→ Material
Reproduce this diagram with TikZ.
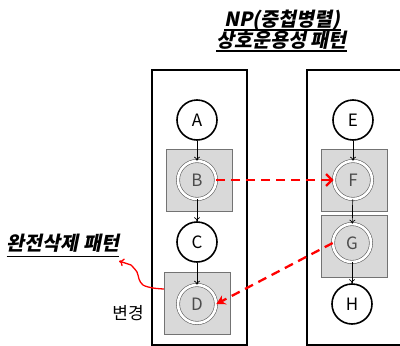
\documentclass[tikz,border=0pt]{standalone}
\usepackage{fontspec}
\setmainfont{Noto Sans CJK KR}
\newfontfamily\krbi[FakeSlant=0.2]{Noto Sans CJK KR}
\usetikzlibrary{arrows.meta}
\begin{document}
\begin{tikzpicture}[x=1pt,y=-1pt,
  panel/.style={draw=black,line width=1.8pt},
  plain/.style={circle,draw=black,line width=1.6pt,fill=white,minimum size=40pt,inner sep=0pt,font=\fontsize{17}{17}\selectfont},
  boxbg/.style={draw=gray!90!black,fill=gray!30,line width=0.8pt,minimum width=66pt,minimum height=62pt,inner sep=0pt},
  dbl/.style={circle,draw=gray!75!black,line width=0.6pt,double=white,double distance=2.6pt,fill=gray!30,minimum size=38pt,inner sep=0pt,text=black!70,font=\fontsize{17}{17}\selectfont},
  flow/.style={-{To[length=4pt,width=6pt]},line width=0.7pt,draw=black},
  reddash/.style={draw=red,line width=2.3pt,dash pattern=on 9pt off 6pt},
  titletext/.style={anchor=base,inner xsep=0pt,font=\krbi\bfseries\fontsize{19.5}{19.5}\selectfont},
  uline/.style={line width=1.1pt}
]
\useasboundingbox (0,0) rectangle (400,346);
\clip (0,0) rectangle (400,346);

% panels
\draw[panel] (152,70) rectangle (247,345);
\draw[panel] (307,70) rectangle (410,345);

% gray boxes
\node[boxbg] (Bbox) at (199.5,180) {};
\node[boxbg] (Dbox) at (197.5,303.5) {};
\node[boxbg] (Fbox) at (354,180) {};
\node[boxbg] (Gbox) at (354,246.5) {};

% nodes
\node[plain] (A) at (197,120) {A};
\node[dbl]   (B) at (197,180) {B};
\node[plain] (C) at (197,242) {C};
\node[dbl]   (D) at (197,304) {D};
\node[plain] (E) at (353,120) {E};
\node[dbl]   (F) at (353,180) {F};
\node[dbl]   (G) at (352,243) {G};
\node[plain] (H) at (352,304) {H};

% flow arrows
\draw[flow] (A) -- (B);
\draw[flow] (B) -- (C);
\draw[flow] (C) -- (D);
\draw[flow] (E) -- (F);
\draw[flow] (F) -- (G);
\draw[flow] (G) -- (H);

% red dashed arrows
\draw[reddash,-{Straight Barb[length=6pt,width=12pt,line width=2.3pt]}] (B.east) -- (F.west);
\draw[reddash,-{Stealth[length=9pt,width=10pt]}] (G.west) -- (D.east);

% red curved arrow
\coordinate (curveend) at (119,261);
\draw[red,line width=1.3pt,-{To[length=5pt,width=8pt]}]
  plot[smooth,tension=0.6] coordinates {(164,289) (153,288) (143,285) (139,279) (137,272) (131,265)} -- (curveend);

% texts
\node[titletext] (t1) at (282.5,26) {NP(중첩병렬)};
\node[titletext] (t2) at (281.5,47) {상호운용성 패턴};
\node[titletext] (t3) at (63,250.5) {완전삭제 패턴};
\node[anchor=base,font=\fontsize{17}{17}\selectfont] (t4) at (128,319) {변경};

\draw[uline] ([yshift=-4pt]t1.base west) -- ([yshift=-4pt]t1.base east);
\draw[uline] ([yshift=-4pt]t2.base west) -- ([yshift=-4pt]t2.base east);
\draw[uline] ([yshift=-6pt]t3.base west) -- ([yshift=-6pt]t3.base east);
\end{tikzpicture}
\end{document}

→ Direction
From the listing, extract all text exactly as given and drop any picture.

→ Complete output
Reproduce this diagram with TikZ.
\documentclass[tikz,border=0pt]{standalone}
\usepackage{fontspec}
\setmainfont{Noto Sans CJK KR}
\newfontfamily\krbi[FakeSlant=0.2]{Noto Sans CJK KR}
\usetikzlibrary{arrows.meta}
\begin{document}
\begin{tikzpicture}[x=1pt,y=-1pt,
  panel/.style={draw=black,line width=1.8pt},
  plain/.style={circle,draw=black,line width=1.6pt,fill=white,minimum size=40pt,inner sep=0pt,font=\fontsize{17}{17}\selectfont},
  boxbg/.style={draw=gray!90!black,fill=gray!30,line width=0.8pt,minimum width=66pt,minimum height=62pt,inner sep=0pt},
  dbl/.style={circle,draw=gray!75!black,line width=0.6pt,double=white,double distance=2.6pt,fill=gray!30,minimum size=38pt,inner sep=0pt,text=black!70,font=\fontsize{17}{17}\selectfont},
  flow/.style={-{To[length=4pt,width=6pt]},line width=0.7pt,draw=black},
  reddash/.style={draw=red,line width=2.3pt,dash pattern=on 9pt off 6pt},
  titletext/.style={anchor=base,inner xsep=0pt,font=\krbi\bfseries\fontsize{19.5}{19.5}\selectfont},
  uline/.style={line width=1.1pt}
]
\useasboundingbox (0,0) rectangle (400,346);
\clip (0,0) rectangle (400,346);

% panels
\draw[panel] (152,70) rectangle (247,345);
\draw[panel] (307,70) rectangle (410,345);

% gray boxes
\node[boxbg] (Bbox) at (199.5,180) {};
\node[boxbg] (Dbox) at (197.5,303.5) {};
\node[boxbg] (Fbox) at (354,180) {};
\node[boxbg] (Gbox) at (354,246.5) {};

% nodes
\node[plain] (A) at (197,120) {A};
\node[dbl]   (B) at (197,180) {B};
\node[plain] (C) at (197,242) {C};
\node[dbl]   (D) at (197,304) {D};
\node[plain] (E) at (353,120) {E};
\node[dbl]   (F) at (353,180) {F};
\node[dbl]   (G) at (352,243) {G};
\node[plain] (H) at (352,304) {H};

% flow arrows
\draw[flow] (A) -- (B);
\draw[flow] (B) -- (C);
\draw[flow] (C) -- (D);
\draw[flow] (E) -- (F);
\draw[flow] (F) -- (G);
\draw[flow] (G) -- (H);

% red dashed arrows
\draw[reddash,-{Straight Barb[length=6pt,width=12pt,line width=2.3pt]}] (B.east) -- (F.west);
\draw[reddash,-{Stealth[length=9pt,width=10pt]}] (G.west) -- (D.east);

% red curved arrow
\coordinate (curveend) at (119,261);
\draw[red,line width=1.3pt,-{To[length=5pt,width=8pt]}]
  plot[smooth,tension=0.6] coordinates {(164,289) (153,288) (143,285) (139,279) (137,272) (131,265)} -- (curveend);

% texts
\node[titletext] (t1) at (282.5,26) {NP(중첩병렬)};
\node[titletext] (t2) at (281.5,47) {상호운용성 패턴};
\node[titletext] (t3) at (63,250.5) {완전삭제 패턴};
\node[anchor=base,font=\fontsize{17}{17}\selectfont] (t4) at (128,319) {변경};

\draw[uline] ([yshift=-4pt]t1.base west) -- ([yshift=-4pt]t1.base east);
\draw[uline] ([yshift=-4pt]t2.base west) -- ([yshift=-4pt]t2.base east);
\draw[uline] ([yshift=-6pt]t3.base west) -- ([yshift=-6pt]t3.base east);
\end{tikzpicture}
\end{document}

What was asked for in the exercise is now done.